Different types of Nb2O5 supports were used to prepare 1 wt% Au/Nb2O5 catalysts, and their effects on catalytic activity for CO oxidation were examined. The layered-type Nb2O5(HT), hydrothermally synthesized Nb2O5, and commercially available Nb2O5 and Nb2O5·nH2O were used as supports. GNPCs were prepared by the DP method using Au(en)2Cl3 as a cationic gold precursor. The detailed preparation conditions will be discussed later. The DP method is the most conventional and convenient to deposit gold on supports and is particularly useful for basic metal oxides. Since Nb2O5 is a typical acidic support, preparation of highly dispersed Au/Nb2O5 catalysts by the DP method has not succeeded yet [15-18].
Fig. 1 shows XRD patterns of Nb2O5(HT) and Au/Nb2O5 catalysts. Table 1 summarizes the physical properties of the samples obtained and their catalytic activities. The XRD patterns of Nb2O5(HT) showed diffraction peaks at 2θ=22.7° and 46.2°, which were attributed to (001) and (002) planes of the layered-type structure of Nb2O5(HT), respectively, and the diffraction peak based on Nb2O5(HT) did not change after deposition of gold. The prepared Au/Nb2O5 catalysts (Fig. 1 (b-d)) showed diffraction peaks at 2θ=38.3° and 44.5° based on Au(111) and Au(200), respectively. The crystalline diameters calculated by the Scherrer equation were 4.0 nm for Au/Nb2O5(HT), 6.1 nm for Au/Nb2O5·nH2O and 23 nm for Au/Nb2O5. The values of BET surface area of niobium oxides were 208 m2 g-1 (Nb2O5(HT)), 19 m2 g-1 (Nb2O5·nH2O) and 5.8 m2 g-1 (Nb2O5). In previous studies, the values of BET surface area of Nb2O5 supports were small (85 m2 g-1 in [17], 7 m2 g-1 in[15, 16] and 1 m2 g-1 in[18]). These data suggested that the large surface area (208 m2/g) of Nb2O5(HT) was one of the key factors for the formation of NPs of gold dispersed on Nb2O5.
Fig. 2 shows the effects of reaction temperature on CO conversion over the catalysts obtained. The Nb2O5(HT) sample showed no activity for CO oxidation even at 250 ℃. In contrast, the activity of the Au/Nb2O5(HT) catalyst for CO oxidation was greatly enhanced, and the temperature for 50% CO conversion (T1/2) was 85 ℃. The catalytic activity of Au/Nb2O5(HT) was much higher than that of Au/SiO2, which was an acidic support. The catalytic activities of Au/Nb2O5·nH2O and Au/Nb2O5 were much lower than the catalytic activity of Au/Nb2O5(HT). The values of T1/2 were 171 ℃ for Au/Nb2O5·nH2O and 250 ℃ for Au/Nb2O5. The loading amount of gold of Au/Nb2O5(HT) was 0.81 wt% and that of Au/Nb2O5·nH2O was 0.88 wt%. It was difficult to deposit gold NPs for the commercial Nb2O5 support, and the amount of gold was 0.10 wt%. To obtain gold NPs on the support surface, electrostatic interactions between gold precursors and the support surface should be strong. The use of Au(en)2Cl3, which forms the Au(en)23+ species in the precursor solution. These results suggested that the interraction between the Au(en)23+ speciesand the surface of Nb2O5, which show a negative electrical charge in water, was different, even though the support has the same chemical composition (Nb2O5), and that the interaction has an important role in the deposition of NPs of gold on Nb2O5.

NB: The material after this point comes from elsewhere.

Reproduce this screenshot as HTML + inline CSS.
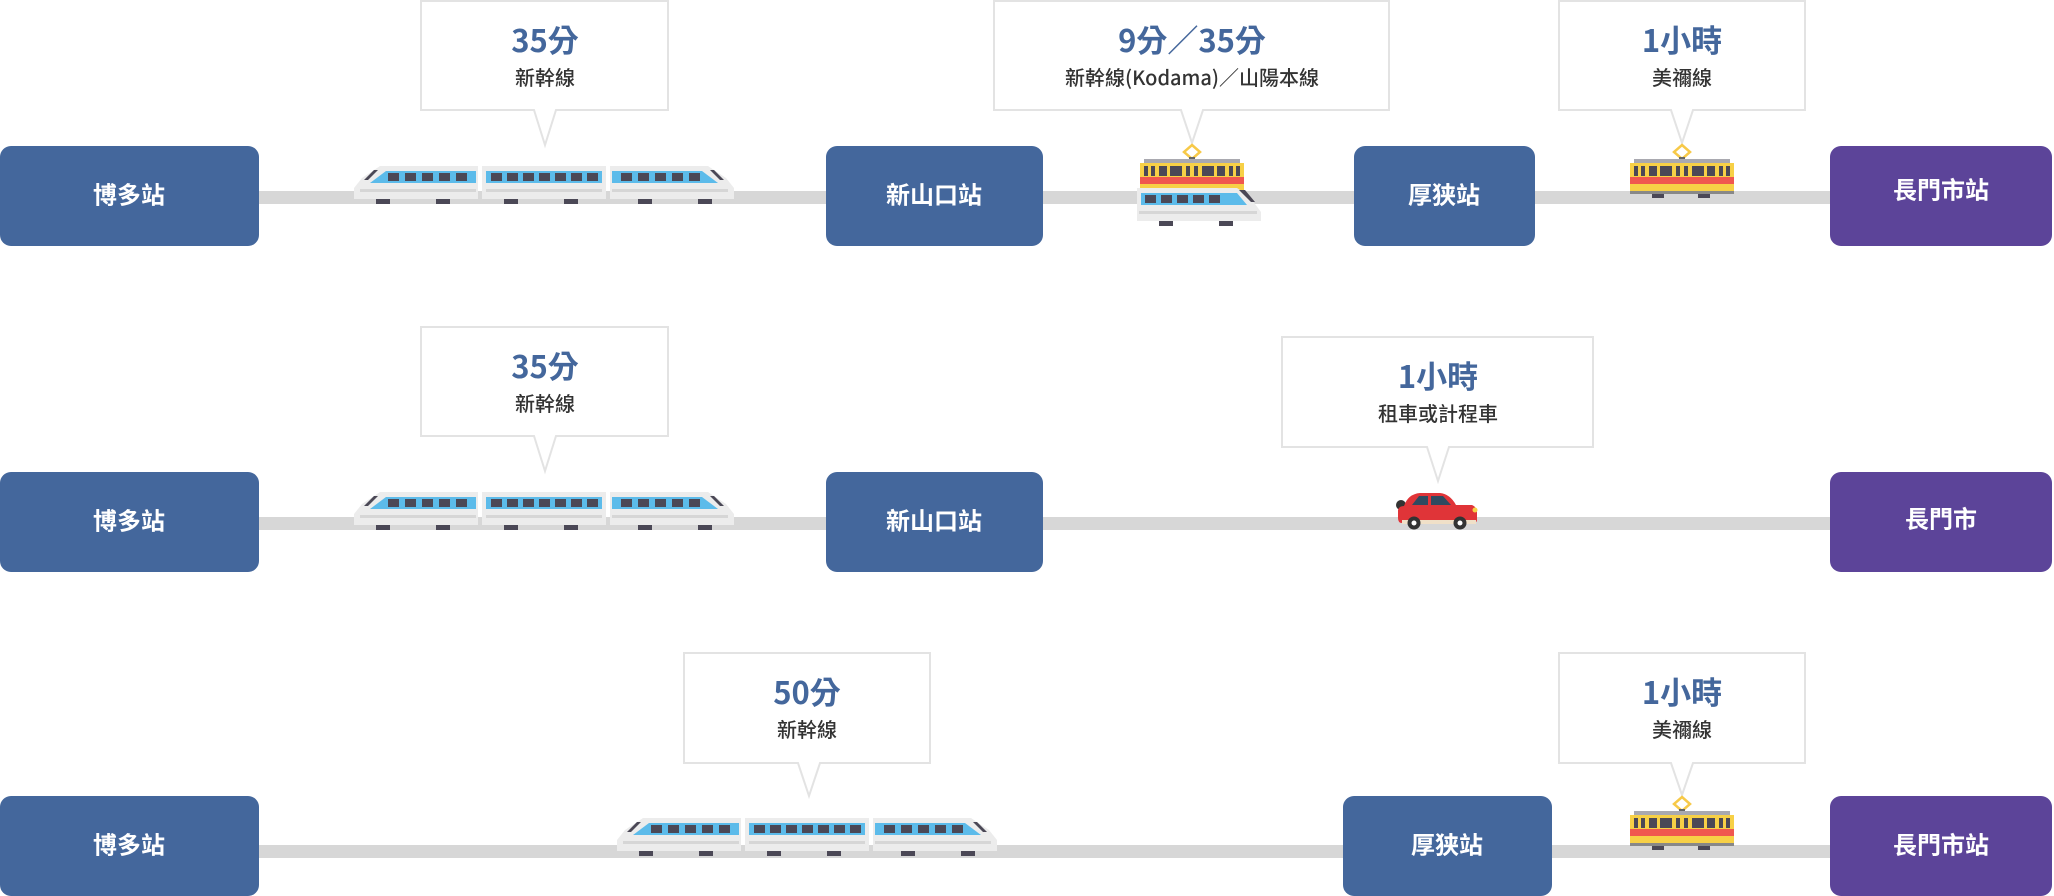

Deposition of gold in liquid phase by the DP, DR, DP method with urea (DP-urea method), and one-pot method was carried out by using Nb2O5(HT), and the catalytic activities were compared. Deposition of gold in a solid state, a method called the solid grinding (SG) method, was also carried out for comparison. The loading amount of gold was 1 wt% for all catalysts. Fig. 3 shows TEM images and the distribution of diameters of gold particles of Au/Nb2O5 prepared by the different deposition methods. The crystalline diameter of gold particles of the catalyst obtained agreed well with TEM observation. The mean diameters were 4.1 nm (standard deviation (SD), 1.1 nm) for Au/Nb2O5 prepared by the SG method, 4.9 nm (SD, 1.4 nm) for the catayast prepared by the DR method and 5.0 nm (SD, 2.4 nm) for the catayast prepared by the DP method.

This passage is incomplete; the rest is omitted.